Жалованье в двенадцать ливров, несмотря на отсутствие желаний — отсутствующих, похоже, именно по причине этих самых двенадцати ливров, — не позволяло за пять-шесть монет и бокал пунша получить девушку в «La Paysanne» (Пале-Руаяль, 132), о посещении же мадам Дюперон (Пале-Руаяль, 33) за двадцать ливров мы даже не заикаемся, и хотя жалованье со временем в его кармане вырастет, но никогда так и не угонится за обезумевшими ценами, и на рынке деньги будут становиться все дешевле и дешевле.
Он мог говорить что вздумается, это правда. Ну, не всё, конечно же. После поспешного бегства короля в Варенн было неприличным восклицать «Да здравствует король!», а после вандемьера 1793 года и казни короля это стало и вовсе невозможным. Но он не ощущал особой потребности в короле и до Революции. Следовательно, он мог при желании высказывать свои мысли. Но дело было в том, что у него таковых или не было, или же из скромности он не считал их сколько-нибудь ценными. Эта гражданская свобода, проистекающая из знаменитой августовской «Декларации прав человека», не представлялась ему настолько ценной, какой она была для Робеспьера, Демулена, Дантона, Верньо или Эбера, глашатаев революции.
Наконец, и братства, третьей позиции нового состояния, он не мог вкусить, потому что суть его заключалась в том, чтобы делиться с кем-то, а у него — на этом все источники сходятся — не было никого, с кем можно было бы поделиться. Ни семьи, ни родственников, ни друзей, да и единомышленников тоже.

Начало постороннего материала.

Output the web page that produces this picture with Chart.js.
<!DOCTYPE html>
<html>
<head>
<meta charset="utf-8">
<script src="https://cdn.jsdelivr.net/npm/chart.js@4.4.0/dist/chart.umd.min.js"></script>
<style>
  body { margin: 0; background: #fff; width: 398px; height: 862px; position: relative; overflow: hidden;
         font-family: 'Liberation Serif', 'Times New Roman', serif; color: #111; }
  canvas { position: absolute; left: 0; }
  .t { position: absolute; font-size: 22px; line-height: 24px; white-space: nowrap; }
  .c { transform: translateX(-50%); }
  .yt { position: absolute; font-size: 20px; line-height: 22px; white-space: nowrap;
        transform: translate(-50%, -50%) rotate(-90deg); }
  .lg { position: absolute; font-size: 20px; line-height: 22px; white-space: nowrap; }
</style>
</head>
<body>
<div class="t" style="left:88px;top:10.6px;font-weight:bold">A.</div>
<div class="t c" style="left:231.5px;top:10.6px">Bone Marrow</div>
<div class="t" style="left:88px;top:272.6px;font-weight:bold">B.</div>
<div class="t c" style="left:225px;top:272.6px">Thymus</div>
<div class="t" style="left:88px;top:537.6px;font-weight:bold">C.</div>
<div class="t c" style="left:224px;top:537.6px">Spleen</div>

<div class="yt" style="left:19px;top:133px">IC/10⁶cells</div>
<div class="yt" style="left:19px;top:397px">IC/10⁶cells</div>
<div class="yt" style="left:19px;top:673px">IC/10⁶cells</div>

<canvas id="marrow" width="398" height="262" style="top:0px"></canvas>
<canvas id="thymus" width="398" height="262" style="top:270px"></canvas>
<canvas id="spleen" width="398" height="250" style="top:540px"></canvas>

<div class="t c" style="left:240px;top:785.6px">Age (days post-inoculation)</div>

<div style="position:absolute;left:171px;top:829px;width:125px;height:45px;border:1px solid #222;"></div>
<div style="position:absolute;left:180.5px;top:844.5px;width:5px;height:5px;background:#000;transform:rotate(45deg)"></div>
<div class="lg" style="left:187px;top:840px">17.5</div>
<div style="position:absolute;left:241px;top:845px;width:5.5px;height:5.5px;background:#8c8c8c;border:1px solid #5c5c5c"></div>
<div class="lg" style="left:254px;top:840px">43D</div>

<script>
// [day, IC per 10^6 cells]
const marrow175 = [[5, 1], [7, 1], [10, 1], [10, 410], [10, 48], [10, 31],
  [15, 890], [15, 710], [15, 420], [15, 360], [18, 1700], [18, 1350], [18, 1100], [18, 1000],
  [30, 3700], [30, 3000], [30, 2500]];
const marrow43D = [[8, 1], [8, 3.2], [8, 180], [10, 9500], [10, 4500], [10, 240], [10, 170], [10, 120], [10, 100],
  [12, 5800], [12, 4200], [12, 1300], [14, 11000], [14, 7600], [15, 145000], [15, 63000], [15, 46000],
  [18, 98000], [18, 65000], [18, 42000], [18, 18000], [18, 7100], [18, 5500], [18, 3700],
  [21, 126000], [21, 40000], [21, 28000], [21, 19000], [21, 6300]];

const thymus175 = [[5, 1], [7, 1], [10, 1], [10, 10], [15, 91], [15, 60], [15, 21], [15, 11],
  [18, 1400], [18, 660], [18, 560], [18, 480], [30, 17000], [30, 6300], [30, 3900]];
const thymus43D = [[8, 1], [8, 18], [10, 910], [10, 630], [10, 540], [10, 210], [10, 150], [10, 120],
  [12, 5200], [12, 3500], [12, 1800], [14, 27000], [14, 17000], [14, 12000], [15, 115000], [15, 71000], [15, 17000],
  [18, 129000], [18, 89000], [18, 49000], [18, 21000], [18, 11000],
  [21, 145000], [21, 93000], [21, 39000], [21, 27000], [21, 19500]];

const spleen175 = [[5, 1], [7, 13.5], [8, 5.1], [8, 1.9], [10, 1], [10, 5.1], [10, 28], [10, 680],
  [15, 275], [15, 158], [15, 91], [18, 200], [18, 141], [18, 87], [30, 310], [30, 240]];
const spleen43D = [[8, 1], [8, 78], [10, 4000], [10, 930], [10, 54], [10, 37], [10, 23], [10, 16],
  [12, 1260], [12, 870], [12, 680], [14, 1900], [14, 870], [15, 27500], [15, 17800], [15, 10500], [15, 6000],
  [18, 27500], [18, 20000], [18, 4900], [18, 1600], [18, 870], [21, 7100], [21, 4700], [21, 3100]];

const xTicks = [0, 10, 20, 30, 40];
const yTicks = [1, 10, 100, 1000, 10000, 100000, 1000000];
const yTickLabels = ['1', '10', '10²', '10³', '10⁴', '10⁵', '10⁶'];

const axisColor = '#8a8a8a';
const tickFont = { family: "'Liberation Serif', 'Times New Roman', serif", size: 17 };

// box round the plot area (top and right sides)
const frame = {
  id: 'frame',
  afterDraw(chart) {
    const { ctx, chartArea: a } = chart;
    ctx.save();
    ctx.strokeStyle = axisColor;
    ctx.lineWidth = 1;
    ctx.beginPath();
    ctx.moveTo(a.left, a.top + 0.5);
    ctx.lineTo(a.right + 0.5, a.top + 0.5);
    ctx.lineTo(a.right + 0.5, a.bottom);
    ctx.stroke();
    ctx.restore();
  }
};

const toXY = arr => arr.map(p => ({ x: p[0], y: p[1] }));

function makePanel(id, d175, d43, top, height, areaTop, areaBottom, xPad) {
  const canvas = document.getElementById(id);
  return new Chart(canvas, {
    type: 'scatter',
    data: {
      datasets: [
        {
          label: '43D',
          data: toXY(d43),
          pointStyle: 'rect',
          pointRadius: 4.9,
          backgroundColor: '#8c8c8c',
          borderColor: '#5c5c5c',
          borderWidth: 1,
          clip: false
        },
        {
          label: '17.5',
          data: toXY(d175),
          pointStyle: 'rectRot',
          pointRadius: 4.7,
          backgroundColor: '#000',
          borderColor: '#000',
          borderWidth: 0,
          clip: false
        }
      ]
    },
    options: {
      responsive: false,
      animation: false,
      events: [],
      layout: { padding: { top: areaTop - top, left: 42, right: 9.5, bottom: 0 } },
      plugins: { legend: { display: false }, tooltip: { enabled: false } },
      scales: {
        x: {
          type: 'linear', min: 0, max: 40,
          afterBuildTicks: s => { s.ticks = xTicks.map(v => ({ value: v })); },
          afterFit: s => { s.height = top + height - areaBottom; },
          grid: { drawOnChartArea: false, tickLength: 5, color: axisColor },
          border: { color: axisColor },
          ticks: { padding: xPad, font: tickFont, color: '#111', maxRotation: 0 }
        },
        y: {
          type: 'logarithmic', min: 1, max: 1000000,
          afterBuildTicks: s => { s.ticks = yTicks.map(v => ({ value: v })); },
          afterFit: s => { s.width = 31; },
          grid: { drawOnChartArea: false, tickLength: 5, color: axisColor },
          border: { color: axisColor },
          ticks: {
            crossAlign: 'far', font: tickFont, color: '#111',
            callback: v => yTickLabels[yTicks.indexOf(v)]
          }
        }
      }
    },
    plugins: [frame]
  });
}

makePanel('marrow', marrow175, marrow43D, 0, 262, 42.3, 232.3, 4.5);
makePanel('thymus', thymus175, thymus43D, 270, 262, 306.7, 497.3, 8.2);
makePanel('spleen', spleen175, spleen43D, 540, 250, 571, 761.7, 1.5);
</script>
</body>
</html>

Это дает мне право, отказываясь от пристрастности устных преданий и их реакционных мотивов, видеть решающую причину действий Жан-Луи Попье в равнодушии. Равнодушие ко всему, что вокруг него происходит. Состояние, которое не имеет ничего общего с одноименным христианским грехом и являет собою не столько невнимание к людям, сколько сосредоточение на том, что все они вместе сейчас предпринимают, и позже это назовут — историей народа.
Так Попье и жил, будучи отрезанным от исторического времени, пока не оказался во Дворце правосудия, в магическом треугольнике, ограниченном Революционным трибуналом, темницами Консьержери и гильотиной на площади Революции.
Только за письменным столом, при работе с судебным протоколом, его равнодушие постепенно начало таять. Только здесь, в кабинете, где нечто подобное можно ожидать меньше всего, где другие прячутся от жизни, эта жизнь захватила его. Хотя он никогда не присутствовал при казнях и гильотины не видел, он не мог не знать, что каждая графа в его книге означает, что в Книге жизни стало человеком меньше.
Я говорю об этом не просто так. Я обладаю свидетельством, незначительность которого ничуть не умаляет его силу, хотя циник и его мог бы истолковать как доказательство самого низменного вида равнодушия: такого, которое не сопровождает действие, а делает его невозможным.
В Париже тех дней царила мода на сувениры, напоминающие о казнях. Жизнь сопротивлялась смерти, бунтовала против лобного места, превращая его в место для безопасного развлечения. В канцеляриях трибунала писари, поддерживавшие довольно близкие отношения с палачом Сансоном и обслуживающим персоналом гильотины, вовсю занимались обменом коллекционными раритетами. Его сосед, архивариус Шоде, располагал прядью из парика Луи XVI, и именно в тот момент, когда наш герой методично пережевывал свой обед, Шоде вел переговоры с писарем Вернером об обмене нескольких волосков из королевского парика на прядку из золотистых кудрей девицы Корде. Позже в оборот пойдут клочок последней сорочки Дантона, кровавый пот с простреленной челюсти Робеспьера, а также несколько подделок, потому что до того, как разразился скандал, только в его комнате нашли три пули, выпущенные в Неподкупного, хотя настоящей могла быть только одна. Попье никогда не участвовал в торгах. Ни одного су не ставил он на кон, когда коллеги закладывались на то, сколько человек казнят в тот или иной день. Такое сдержанное поведение в то время, когда ежедневные жертвы Разума достигали шестидесяти жизней, вызывая у парижан индифферентное отношение к смерти, означало, что, возможно, он о ней думает и сочувствует погибающим.